Transfer Pricing Audits: What should taxpayers expect?
It is a matter of when and not if, for a taxpayer engaged in related party transactions and which has submitted its transfer pricing (TP) returns to Federal Inland Revenue Service (FIRS), to receive either request for documentation as a prelude to a formal audit notification process or outright notification for a TP audit from FIRS.
Most companies that have 31 December year-ends have completed their second cycle of submission of TP returns to FIRS. They are now simply waiting for feedback from FIRS on those returns and quietly hoping that there will be no TP adjustments resulting in additional tax liability.
According to Eduardo Baistrocchi, there are six broad stages that countries generally go through in the evolution of their TP Dispute resolution process. These are:
Stage 1 – the period when the tax jurisdictions had only formal companies’ income tax laws without TP legislations and no TP disputes were initiated by the tax administrators
Stage 2 – period when TP disputes started to arise between tax administrators and taxpayers bordering on the arm’s length principle (ALP)
Stage 3 – period of enactment of formal TP legislations introducing the ALP into the local legislature
Stage 4 – period when TP disputes bordering on the ALP and TP regulations were not litigated but were resolved at the tax administration level
Stage 5(1) – pre mutual agreement procedures (MAPs) and advance pricing agreements (APAs) regime when TP disputes were resolved through litigations,
Stage 5(2) resolution of TP disputes in non-litigious administrative procedures through use of APAs and MAPs
Stage 6 – resolution of TP disputes through MAPs and APAs, with infrequent litigations.
The introduction of the Nigerian TP Regulations in 2012 would imply that the country bye-passed stage 2 of the evolutionary process in moving to stage 3. It may also be safely assumed that FIRS has transited into stages 4 and/or 5 as stated above given the wave of TP audits it has initiated on both local and foreign enterprises.
It is expedient for stakeholders to always bear in mind that every taxpayer with related party transactions or affiliations will be tax audited for TP purposes sooner or later, depending on the selection criteria or model adopted by FIRS.
Tax administrators normally select cases for TP audits/enquiries based on effective risk identification and assessment using system-based data analytic methods in identifying and selecting specific cases of higher-risk taxpayers for TP audits. The selection may also be routine every few years based on criteria such as industry or sector groupings, locations etc., notwithstanding if specific risks have been identified or not.
Generally, triggers for TP audits include compliance level of TP obligations, value of related party transactions, loss making entities or winding down of business, trade with entities in tax havens or constantly reported low profit margins.
FIRS may obtain Information relating to these risk factors through its collaboration with other government regulatory agencies like the National Office for Technology Acquisition and Promotion (NOTAP), the Nigerian Customs Services (NCS), Ministry of Finance, Central Bank of Nigeria (CBN), etc. It may also obtain them from TP Returns filed by taxpayers.

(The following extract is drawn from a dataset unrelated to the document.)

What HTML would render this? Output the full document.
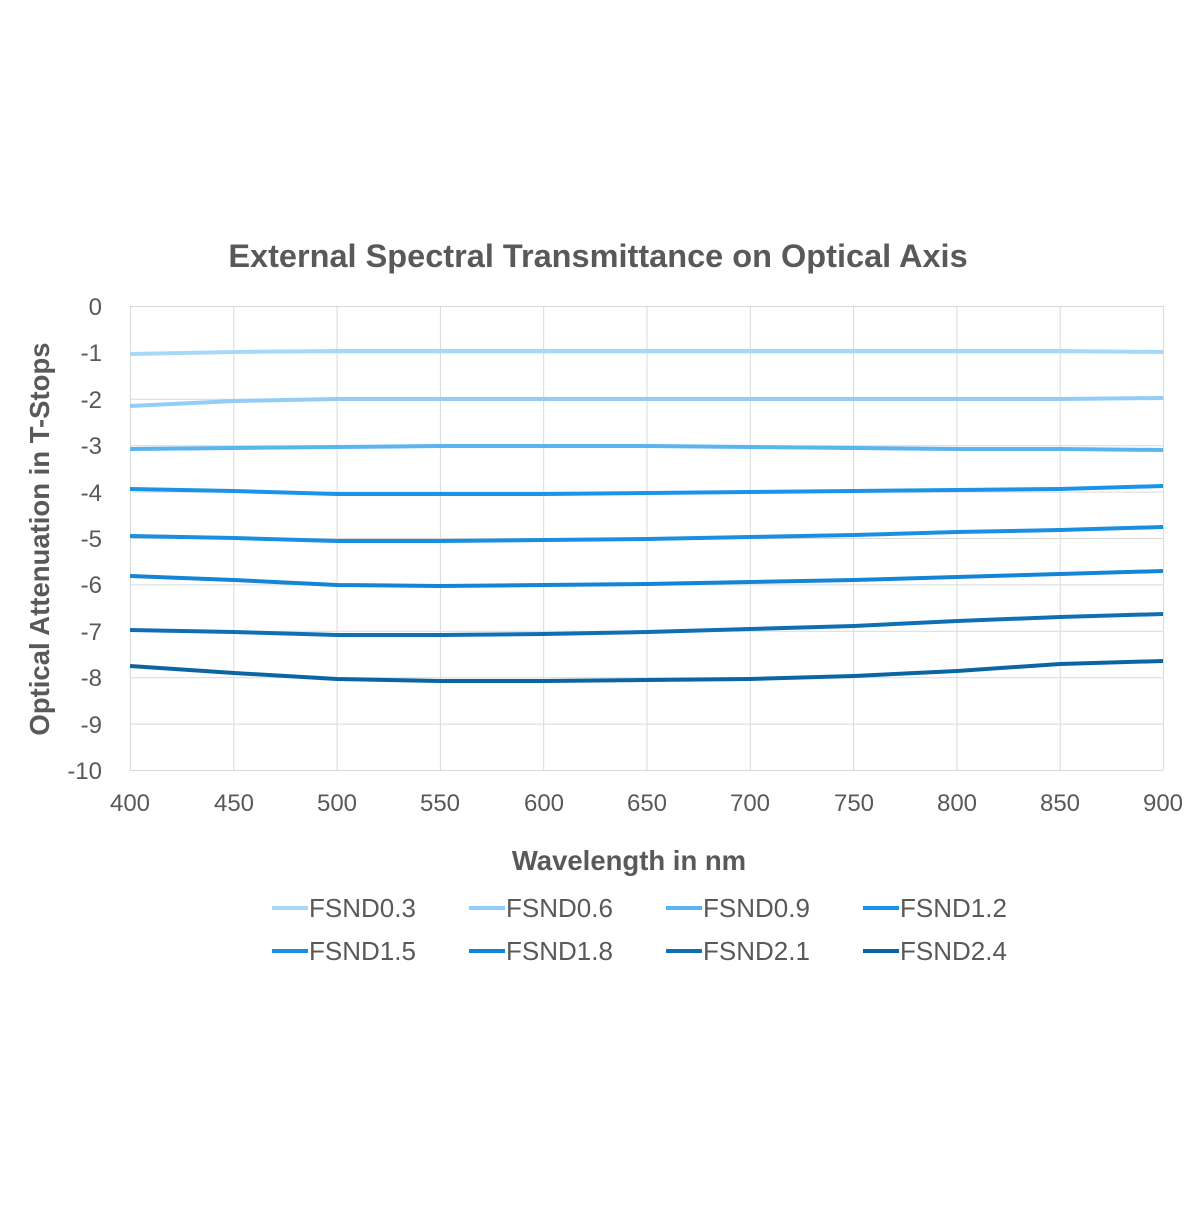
<!DOCTYPE html>
<html><head><style>body{margin:0;background:#fff}</style></head><body>
<svg width="1200" height="1200" xmlns="http://www.w3.org/2000/svg" font-family="Liberation Sans, sans-serif">
<rect width="1200" height="1200" fill="#fff"/>
<text x="598" y="267" font-size="32.5" font-weight="bold" fill="#595959" text-anchor="middle">External Spectral Transmittance on Optical Axis</text>
<g stroke="#d9d9d9" stroke-width="1">
<line x1="130" y1="306.5" x2="1163" y2="306.5"/><line x1="130" y1="352.9" x2="1163" y2="352.9"/><line x1="130" y1="399.3" x2="1163" y2="399.3"/><line x1="130" y1="445.7" x2="1163" y2="445.7"/><line x1="130" y1="492.1" x2="1163" y2="492.1"/><line x1="130" y1="538.5" x2="1163" y2="538.5"/><line x1="130" y1="584.9" x2="1163" y2="584.9"/><line x1="130" y1="631.3" x2="1163" y2="631.3"/><line x1="130" y1="677.7" x2="1163" y2="677.7"/><line x1="130" y1="724.1" x2="1163" y2="724.1"/><line x1="130" y1="770.5" x2="1163" y2="770.5"/>
<line x1="130.5" y1="306" x2="130.5" y2="770"/><line x1="233.8" y1="306" x2="233.8" y2="770"/><line x1="337.1" y1="306" x2="337.1" y2="770"/><line x1="440.4" y1="306" x2="440.4" y2="770"/><line x1="543.7" y1="306" x2="543.7" y2="770"/><line x1="647" y1="306" x2="647" y2="770"/><line x1="750.3" y1="306" x2="750.3" y2="770"/><line x1="853.6" y1="306" x2="853.6" y2="770"/><line x1="956.9" y1="306" x2="956.9" y2="770"/><line x1="1060.2" y1="306" x2="1060.2" y2="770"/><line x1="1163.5" y1="306" x2="1163.5" y2="770"/>
</g>
<g font-size="24" fill="#595959" text-anchor="end">
<text x="102" y="315">0</text><text x="102" y="361">-1</text><text x="102" y="408">-2</text><text x="102" y="454">-3</text><text x="102" y="501">-4</text><text x="102" y="547">-5</text><text x="102" y="593">-6</text><text x="102" y="640">-7</text><text x="102" y="686">-8</text><text x="102" y="733">-9</text><text x="102" y="779">-10</text>
</g>
<g font-size="24" fill="#595959" text-anchor="middle">
<text x="130" y="811">400</text><text x="234" y="811">450</text><text x="337" y="811">500</text><text x="440" y="811">550</text><text x="544" y="811">600</text><text x="647" y="811">650</text><text x="750" y="811">700</text><text x="854" y="811">750</text><text x="957" y="811">800</text><text x="1060" y="811">850</text><text x="1163" y="811">900</text>
</g>
<text x="629" y="870" font-size="27.5" font-weight="bold" fill="#595959" text-anchor="middle">Wavelength in nm</text>
<text transform="translate(49,539) rotate(-90)" font-size="27.5" font-weight="bold" fill="#595959" text-anchor="middle">Optical Attenuation in T-Stops</text>
<g fill="none" stroke-width="4" stroke-linejoin="round">
<polyline stroke="#a9d8f7" points="130,354 234,352 337,351 440,351 544,351 647,351 750,351 854,351 957,351 1060,351 1163,352"/>
<polyline stroke="#92cdf5" points="130,406 234,401 337,399 440,399 544,399 647,399 750,399 854,399 957,399 1060,399 1163,398"/>
<polyline stroke="#5ab4f0" points="130,449 234,448 337,447 440,446 544,446 647,446 750,447 854,448 957,449 1060,449 1163,450"/>
<polyline stroke="#1a94e6" points="130,489 234,491 337,494 440,494 544,494 647,493 750,492 854,491 957,490 1060,489 1163,486"/>
<polyline stroke="#1a8fe2" points="130,536 234,538 337,541 440,541 544,540 647,539 750,537 854,535 957,532 1060,530 1163,527"/>
<polyline stroke="#1684d4" points="130,576 234,580 337,585 440,586 544,585 647,584 750,582 854,580 957,577 1060,574 1163,571"/>
<polyline stroke="#0f6fb3" points="130,630 234,632 337,635 440,635 544,634 647,632 750,629 854,626 957,621 1060,617 1163,614"/>
<polyline stroke="#0d64a3" points="130,666 234,673 337,679 440,681 544,681 647,680 750,679 854,676 957,671 1060,664 1163,661"/>
</g>
<g stroke-width="4">
<line x1="272" y1="908" x2="308" y2="908" stroke="#a9d8f7"/><line x1="469" y1="908" x2="505" y2="908" stroke="#92cdf5"/><line x1="666" y1="908" x2="702" y2="908" stroke="#5ab4f0"/><line x1="863" y1="908" x2="899" y2="908" stroke="#1a94e6"/>
<line x1="272" y1="951" x2="308" y2="951" stroke="#1a8fe2"/><line x1="469" y1="951" x2="505" y2="951" stroke="#1684d4"/><line x1="666" y1="951" x2="702" y2="951" stroke="#0f6fb3"/><line x1="863" y1="951" x2="899" y2="951" stroke="#0d64a3"/>
</g>
<g font-size="26" fill="#595959">
<text x="309" y="917">FSND0.3</text><text x="506" y="917">FSND0.6</text><text x="703" y="917">FSND0.9</text><text x="900" y="917">FSND1.2</text>
<text x="309" y="960">FSND1.5</text><text x="506" y="960">FSND1.8</text><text x="703" y="960">FSND2.1</text><text x="900" y="960">FSND2.4</text>
</g>
</svg>
</body></html>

Irrespective of the selection criteria however, any company with related party transaction may be selected for audit. In the course of the TP audit, the taxpayer would usually be required to provide additional information and documents such as contract agreements, trial balance, invoices, expatriate information, etc.

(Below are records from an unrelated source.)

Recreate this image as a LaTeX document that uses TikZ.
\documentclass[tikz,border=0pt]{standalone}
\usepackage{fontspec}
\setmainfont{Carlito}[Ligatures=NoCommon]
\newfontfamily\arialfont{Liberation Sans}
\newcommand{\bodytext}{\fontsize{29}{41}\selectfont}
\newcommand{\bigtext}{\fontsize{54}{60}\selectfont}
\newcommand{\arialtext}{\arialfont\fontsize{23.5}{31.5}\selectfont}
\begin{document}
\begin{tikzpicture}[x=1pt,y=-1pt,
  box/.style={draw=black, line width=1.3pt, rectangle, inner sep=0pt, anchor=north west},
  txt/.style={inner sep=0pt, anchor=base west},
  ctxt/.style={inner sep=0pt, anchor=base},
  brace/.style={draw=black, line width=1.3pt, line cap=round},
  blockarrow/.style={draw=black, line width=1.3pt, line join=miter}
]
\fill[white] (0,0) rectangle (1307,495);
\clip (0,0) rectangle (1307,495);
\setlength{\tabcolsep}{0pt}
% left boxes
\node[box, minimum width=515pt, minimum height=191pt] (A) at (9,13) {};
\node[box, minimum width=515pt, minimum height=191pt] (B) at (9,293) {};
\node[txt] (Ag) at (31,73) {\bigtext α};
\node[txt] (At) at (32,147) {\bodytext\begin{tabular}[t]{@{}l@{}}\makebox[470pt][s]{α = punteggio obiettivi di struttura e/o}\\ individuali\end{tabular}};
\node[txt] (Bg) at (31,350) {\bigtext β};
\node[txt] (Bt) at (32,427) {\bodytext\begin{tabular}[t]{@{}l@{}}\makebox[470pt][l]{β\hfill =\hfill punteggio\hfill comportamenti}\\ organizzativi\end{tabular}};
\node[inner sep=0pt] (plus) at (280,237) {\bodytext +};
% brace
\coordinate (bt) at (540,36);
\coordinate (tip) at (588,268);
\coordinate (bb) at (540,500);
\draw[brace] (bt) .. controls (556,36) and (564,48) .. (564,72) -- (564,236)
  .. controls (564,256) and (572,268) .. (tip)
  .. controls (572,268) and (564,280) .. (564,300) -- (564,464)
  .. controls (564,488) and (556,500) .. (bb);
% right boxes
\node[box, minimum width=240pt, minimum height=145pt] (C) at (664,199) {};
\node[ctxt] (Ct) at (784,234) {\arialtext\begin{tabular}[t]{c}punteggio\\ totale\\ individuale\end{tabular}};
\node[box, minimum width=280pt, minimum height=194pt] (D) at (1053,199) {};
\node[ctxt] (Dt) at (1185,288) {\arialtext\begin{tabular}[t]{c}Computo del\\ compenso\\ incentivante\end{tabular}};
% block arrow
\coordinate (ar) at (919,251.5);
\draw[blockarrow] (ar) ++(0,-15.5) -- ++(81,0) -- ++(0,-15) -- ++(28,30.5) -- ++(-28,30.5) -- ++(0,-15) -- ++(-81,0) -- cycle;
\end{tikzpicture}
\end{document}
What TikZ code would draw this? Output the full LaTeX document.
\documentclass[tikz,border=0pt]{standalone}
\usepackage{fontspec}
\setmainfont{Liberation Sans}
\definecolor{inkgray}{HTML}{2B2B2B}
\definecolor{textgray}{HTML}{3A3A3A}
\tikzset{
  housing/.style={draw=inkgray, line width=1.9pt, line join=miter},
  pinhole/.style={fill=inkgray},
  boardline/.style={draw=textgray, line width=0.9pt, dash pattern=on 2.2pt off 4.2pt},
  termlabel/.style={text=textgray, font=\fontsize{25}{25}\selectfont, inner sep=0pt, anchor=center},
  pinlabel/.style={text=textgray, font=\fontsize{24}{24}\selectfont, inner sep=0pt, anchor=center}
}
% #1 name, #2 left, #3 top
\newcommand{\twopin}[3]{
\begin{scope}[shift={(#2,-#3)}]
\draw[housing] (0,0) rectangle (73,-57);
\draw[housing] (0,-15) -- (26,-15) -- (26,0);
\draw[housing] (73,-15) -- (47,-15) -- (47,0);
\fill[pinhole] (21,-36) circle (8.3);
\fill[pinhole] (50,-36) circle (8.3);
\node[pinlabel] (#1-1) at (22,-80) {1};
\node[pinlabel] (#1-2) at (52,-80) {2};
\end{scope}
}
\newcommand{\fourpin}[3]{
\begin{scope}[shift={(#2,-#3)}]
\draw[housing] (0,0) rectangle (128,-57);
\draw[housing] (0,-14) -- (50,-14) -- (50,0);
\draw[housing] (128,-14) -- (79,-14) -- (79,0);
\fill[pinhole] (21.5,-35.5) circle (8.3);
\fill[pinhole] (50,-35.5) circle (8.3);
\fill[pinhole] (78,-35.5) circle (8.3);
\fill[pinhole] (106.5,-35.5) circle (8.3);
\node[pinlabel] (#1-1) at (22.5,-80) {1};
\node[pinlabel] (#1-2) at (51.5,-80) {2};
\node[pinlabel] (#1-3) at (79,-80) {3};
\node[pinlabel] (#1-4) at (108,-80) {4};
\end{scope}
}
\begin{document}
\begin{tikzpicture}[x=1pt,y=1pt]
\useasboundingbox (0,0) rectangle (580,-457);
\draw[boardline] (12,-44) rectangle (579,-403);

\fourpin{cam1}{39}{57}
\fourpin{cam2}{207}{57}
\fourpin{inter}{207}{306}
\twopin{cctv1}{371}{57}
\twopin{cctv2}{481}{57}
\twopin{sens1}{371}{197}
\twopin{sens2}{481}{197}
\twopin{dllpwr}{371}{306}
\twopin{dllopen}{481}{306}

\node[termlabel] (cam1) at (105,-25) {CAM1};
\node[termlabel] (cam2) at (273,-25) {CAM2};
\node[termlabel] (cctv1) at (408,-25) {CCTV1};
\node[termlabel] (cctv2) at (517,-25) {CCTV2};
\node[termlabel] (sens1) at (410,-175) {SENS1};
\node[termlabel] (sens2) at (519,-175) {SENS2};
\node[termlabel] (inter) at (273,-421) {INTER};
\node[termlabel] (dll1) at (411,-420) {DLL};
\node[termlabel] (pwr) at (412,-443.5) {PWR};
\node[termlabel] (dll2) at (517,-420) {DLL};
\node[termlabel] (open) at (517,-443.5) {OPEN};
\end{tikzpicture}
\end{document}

Taxpayers and their business managers therefore need to take adequate steps to develop a robust TP compliance process and effectively prepare for FIRS TP audits. An immediate step in this direction would be to ensure appropriate TP policies – which are compliant with Nigerian TP regulations and international guidelines – are in place, as well as processes for periodic internal reviews to determine the level of compliance with the policies. This will afford the company the opportunity of updating the policies to take into account any changes that may have occurred in any particular accounting period or year of assessment.
Consequently, these managers need to have and demonstrate adequate knowledge of group and local company’s business operations, value chain, value propositions and pricing arrangements by local management staff. This will prevent avoidable exposure of the taxpayer to wrongful TP audit adjustments and assessments arising from a TP audit exercise.

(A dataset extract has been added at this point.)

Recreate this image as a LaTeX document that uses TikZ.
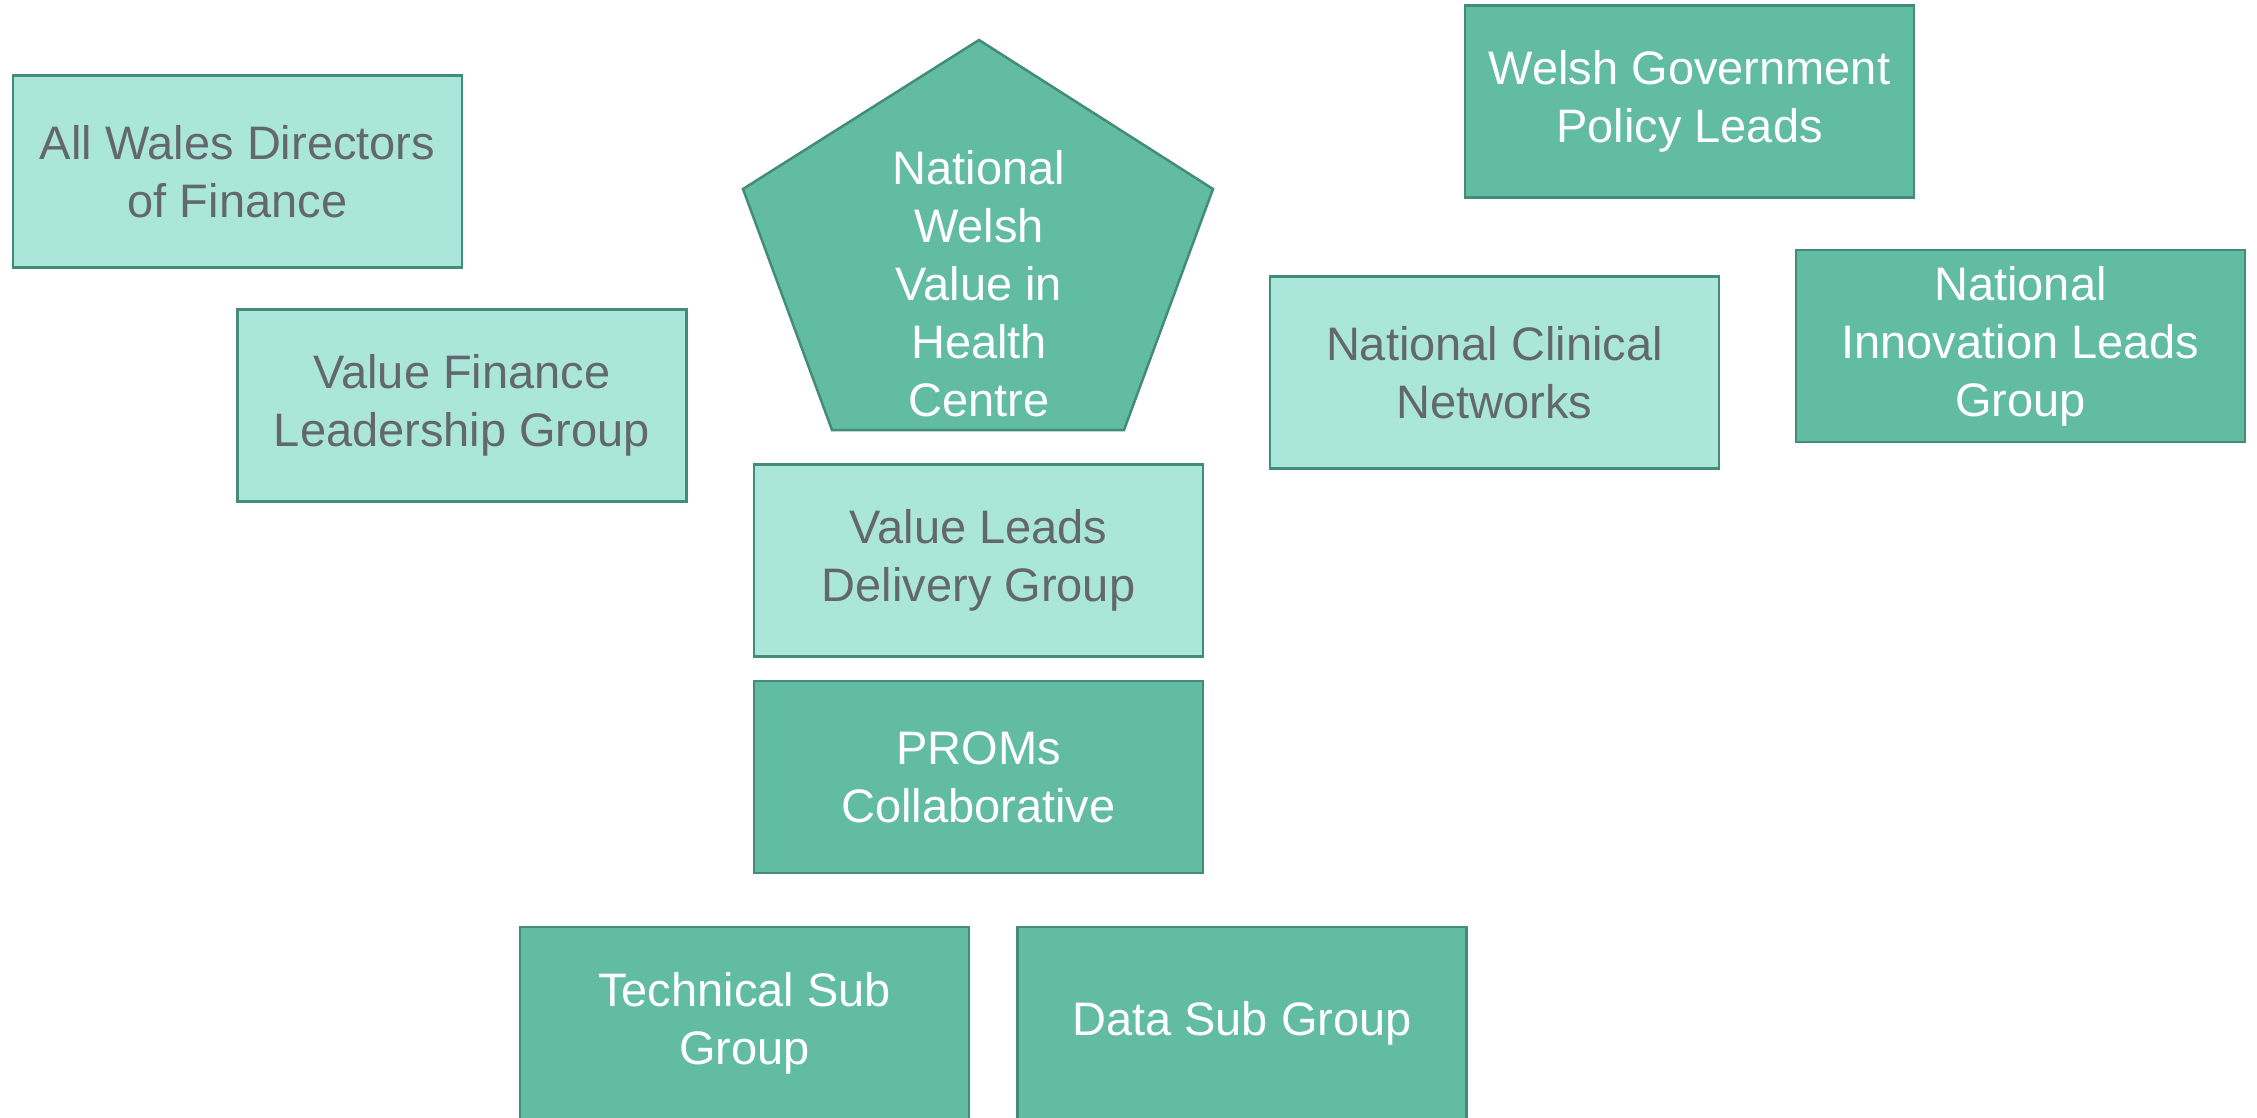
\documentclass[tikz,border=0pt]{standalone}
\usepackage{fontspec}
\setmainfont{Liberation Sans}
\usetikzlibrary{positioning}
\definecolor{vlight}{HTML}{ABE6DB}
\definecolor{vdark}{HTML}{61BCA2}
\definecolor{vedge}{HTML}{438C77}
\definecolor{vtext}{HTML}{636870}
\tikzset{
    vfont/.style={font=\fontsize{47}{58}\selectfont},
    vbox/.style={draw=vedge, line width=2.5pt, minimum width=449pt, minimum height=192pt,
        inner sep=0pt, align=center, vfont},
    lightbox/.style={vbox, fill=vlight, text=vtext},
    darkbox/.style={vbox, fill=vdark, text=white}
}

\begin{document}
\begin{tikzpicture}[x=1pt, y=-1pt]
    \useasboundingbox (0, 0) rectangle (2257, 1117);
    % centre
    \draw[draw=vedge, fill=vdark, line width=2.5pt]
        (979, 40) -- (1213, 189) -- (1124, 430) -- (832, 430) -- (743, 189) -- cycle;
    \node[align=center, text=white, vfont] (nwvhc) at (979, 284)
        {National\\Welsh\\Value in\\Health\\Centre};
    \node[lightbox] (vldg) at (978.5, 560.5) {Value Leads\\Delivery Group};
    \node[darkbox, below=22pt of vldg] (proms) {PROMs\\Collaborative};
    \node[darkbox] (tsg) at (744.5, 1023) {Technical Sub\\Group};
    \node[darkbox, right=46pt of tsg] (dsg) {Data Sub Group};
    % left
    \node[lightbox] (awdf) at (237.5, 171.5) {All Wales Directors\\of Finance};
    \node[lightbox] (vflg) at (462, 405.5) {Value Finance\\Leadership Group};
    % right
    \node[darkbox] (wgpl) at (1689.5, 101.5) {Welsh Government\\Policy Leads};
    \node[lightbox] (ncn) at (1494.5, 372.5) {National Clinical\\Networks};
    \node[darkbox] (nilg) at (2020.5, 346) {National\\Innovation Leads\\Group};
\end{tikzpicture}
\end{document}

The responsibility to provide accurate explanation and justification of related party policies and arrangements rests squarely on taxpayers and their business managers. This responsibility ultimately implies the duty to cooperate fully with FIRS. And if this responsibility is not adequately discharged to the satisfaction of FIRS, no taxpayer should blame FIRS where it resolves inconsistencies, ambiguities or paucity of information against them.